(Dataset rows)
----

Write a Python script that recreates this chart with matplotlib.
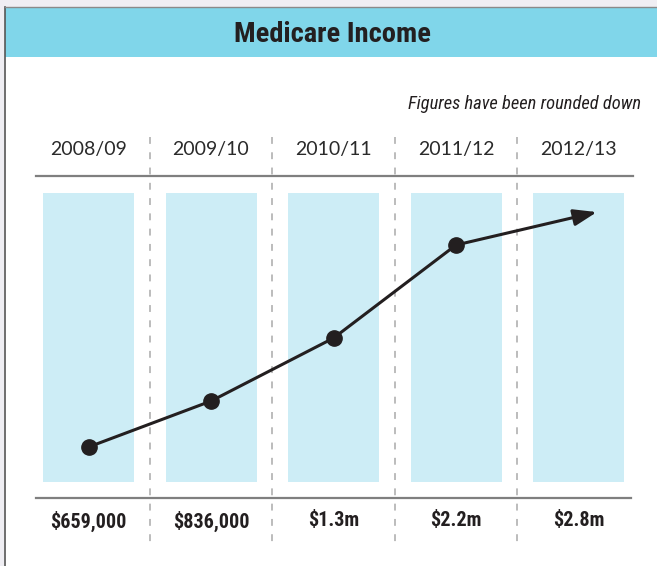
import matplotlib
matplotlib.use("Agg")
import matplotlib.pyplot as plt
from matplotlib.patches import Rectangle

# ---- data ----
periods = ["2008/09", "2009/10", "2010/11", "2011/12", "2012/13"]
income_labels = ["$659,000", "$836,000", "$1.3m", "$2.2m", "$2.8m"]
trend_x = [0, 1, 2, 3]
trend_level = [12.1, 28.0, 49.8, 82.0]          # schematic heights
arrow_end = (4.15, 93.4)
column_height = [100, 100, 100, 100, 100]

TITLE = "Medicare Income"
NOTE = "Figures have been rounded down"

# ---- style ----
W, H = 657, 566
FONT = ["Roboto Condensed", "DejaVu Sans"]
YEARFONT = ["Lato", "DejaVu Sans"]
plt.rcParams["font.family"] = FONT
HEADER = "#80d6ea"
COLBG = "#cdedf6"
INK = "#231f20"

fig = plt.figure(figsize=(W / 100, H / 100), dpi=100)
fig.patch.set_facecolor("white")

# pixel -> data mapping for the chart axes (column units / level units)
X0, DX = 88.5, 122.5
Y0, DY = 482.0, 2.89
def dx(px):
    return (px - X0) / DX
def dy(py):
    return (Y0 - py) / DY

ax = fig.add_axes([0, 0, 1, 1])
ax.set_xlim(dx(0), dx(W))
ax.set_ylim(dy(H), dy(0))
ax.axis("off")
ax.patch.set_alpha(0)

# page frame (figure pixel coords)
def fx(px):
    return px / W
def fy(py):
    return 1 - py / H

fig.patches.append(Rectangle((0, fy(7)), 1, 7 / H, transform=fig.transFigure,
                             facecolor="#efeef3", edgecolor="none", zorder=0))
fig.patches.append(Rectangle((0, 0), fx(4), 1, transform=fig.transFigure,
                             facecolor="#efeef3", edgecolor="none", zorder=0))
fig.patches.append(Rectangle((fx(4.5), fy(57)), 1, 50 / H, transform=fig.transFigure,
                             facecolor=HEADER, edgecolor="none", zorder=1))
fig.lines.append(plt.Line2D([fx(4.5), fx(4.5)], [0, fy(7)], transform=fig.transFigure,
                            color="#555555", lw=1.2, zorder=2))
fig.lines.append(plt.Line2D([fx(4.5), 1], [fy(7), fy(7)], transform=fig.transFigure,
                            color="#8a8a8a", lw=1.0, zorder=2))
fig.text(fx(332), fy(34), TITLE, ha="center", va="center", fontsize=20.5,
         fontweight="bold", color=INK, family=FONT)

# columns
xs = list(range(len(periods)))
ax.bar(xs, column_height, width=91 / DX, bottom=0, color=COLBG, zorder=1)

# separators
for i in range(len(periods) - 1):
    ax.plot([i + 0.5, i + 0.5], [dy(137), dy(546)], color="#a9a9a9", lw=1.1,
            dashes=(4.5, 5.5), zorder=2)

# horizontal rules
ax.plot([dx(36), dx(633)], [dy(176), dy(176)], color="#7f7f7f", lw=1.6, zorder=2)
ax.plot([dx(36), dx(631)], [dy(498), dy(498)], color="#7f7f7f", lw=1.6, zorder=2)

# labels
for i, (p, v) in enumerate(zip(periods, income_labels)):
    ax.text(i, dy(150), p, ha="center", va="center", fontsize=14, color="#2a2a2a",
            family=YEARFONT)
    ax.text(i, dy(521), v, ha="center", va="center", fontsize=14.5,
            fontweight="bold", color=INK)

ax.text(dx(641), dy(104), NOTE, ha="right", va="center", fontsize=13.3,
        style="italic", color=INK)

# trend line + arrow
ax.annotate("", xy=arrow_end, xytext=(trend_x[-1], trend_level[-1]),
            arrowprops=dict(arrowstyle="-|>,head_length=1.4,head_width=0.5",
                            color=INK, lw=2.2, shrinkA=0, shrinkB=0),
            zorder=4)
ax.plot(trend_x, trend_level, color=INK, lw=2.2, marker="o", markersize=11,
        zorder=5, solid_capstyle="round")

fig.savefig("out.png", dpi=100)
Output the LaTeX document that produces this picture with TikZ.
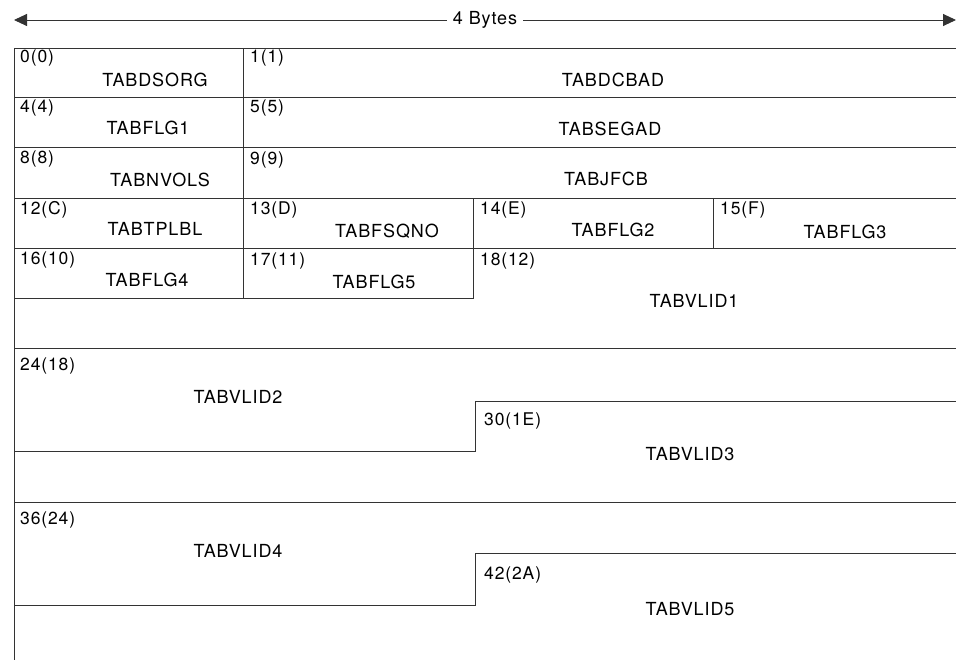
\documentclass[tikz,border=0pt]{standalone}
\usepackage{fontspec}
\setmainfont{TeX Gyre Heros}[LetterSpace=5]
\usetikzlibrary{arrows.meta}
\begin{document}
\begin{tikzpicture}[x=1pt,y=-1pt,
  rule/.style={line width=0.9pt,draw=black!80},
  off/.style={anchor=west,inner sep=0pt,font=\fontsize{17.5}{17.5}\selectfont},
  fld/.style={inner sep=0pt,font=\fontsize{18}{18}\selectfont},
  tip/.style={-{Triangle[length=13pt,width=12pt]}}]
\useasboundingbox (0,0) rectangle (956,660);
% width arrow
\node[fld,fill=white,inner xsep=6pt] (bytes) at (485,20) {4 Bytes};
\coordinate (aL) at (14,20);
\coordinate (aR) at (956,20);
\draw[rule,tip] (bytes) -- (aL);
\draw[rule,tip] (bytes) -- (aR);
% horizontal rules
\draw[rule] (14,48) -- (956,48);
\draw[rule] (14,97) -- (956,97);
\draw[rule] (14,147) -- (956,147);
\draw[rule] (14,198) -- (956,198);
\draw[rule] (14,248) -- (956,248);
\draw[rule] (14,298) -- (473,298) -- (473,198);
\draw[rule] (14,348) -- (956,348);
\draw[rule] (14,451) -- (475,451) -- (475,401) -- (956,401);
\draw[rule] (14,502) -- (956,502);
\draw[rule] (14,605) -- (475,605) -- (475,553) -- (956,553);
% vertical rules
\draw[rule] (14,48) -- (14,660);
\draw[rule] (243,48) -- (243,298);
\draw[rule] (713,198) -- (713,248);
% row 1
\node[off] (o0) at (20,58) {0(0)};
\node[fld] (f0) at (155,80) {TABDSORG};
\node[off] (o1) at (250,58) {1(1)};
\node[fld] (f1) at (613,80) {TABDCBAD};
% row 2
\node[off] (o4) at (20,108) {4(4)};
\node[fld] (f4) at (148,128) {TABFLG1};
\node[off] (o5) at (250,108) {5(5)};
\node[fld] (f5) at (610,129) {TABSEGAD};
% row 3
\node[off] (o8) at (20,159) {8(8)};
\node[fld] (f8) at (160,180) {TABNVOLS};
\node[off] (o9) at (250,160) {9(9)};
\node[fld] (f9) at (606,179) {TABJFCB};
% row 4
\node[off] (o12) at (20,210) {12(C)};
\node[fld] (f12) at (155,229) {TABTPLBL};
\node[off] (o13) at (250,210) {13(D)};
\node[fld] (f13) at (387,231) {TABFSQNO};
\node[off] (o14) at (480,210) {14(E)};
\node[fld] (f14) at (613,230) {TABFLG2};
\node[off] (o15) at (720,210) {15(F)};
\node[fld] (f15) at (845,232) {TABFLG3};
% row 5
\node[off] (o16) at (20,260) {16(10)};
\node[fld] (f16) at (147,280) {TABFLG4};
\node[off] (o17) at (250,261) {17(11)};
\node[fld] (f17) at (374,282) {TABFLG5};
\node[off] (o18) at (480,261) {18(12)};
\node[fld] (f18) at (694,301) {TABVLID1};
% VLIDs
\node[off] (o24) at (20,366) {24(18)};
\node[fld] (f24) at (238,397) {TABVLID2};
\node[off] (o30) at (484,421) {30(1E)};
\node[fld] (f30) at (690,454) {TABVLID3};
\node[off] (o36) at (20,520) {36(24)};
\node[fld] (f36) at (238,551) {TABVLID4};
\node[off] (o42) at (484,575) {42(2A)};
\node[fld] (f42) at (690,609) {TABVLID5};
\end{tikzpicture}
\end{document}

----

:: Given problem ::
Collect the lines of the data that carry the word "this".

:: Response ::
Write a Python script that recreates this chart with matplotlib.
Output the LaTeX document that produces this picture with TikZ.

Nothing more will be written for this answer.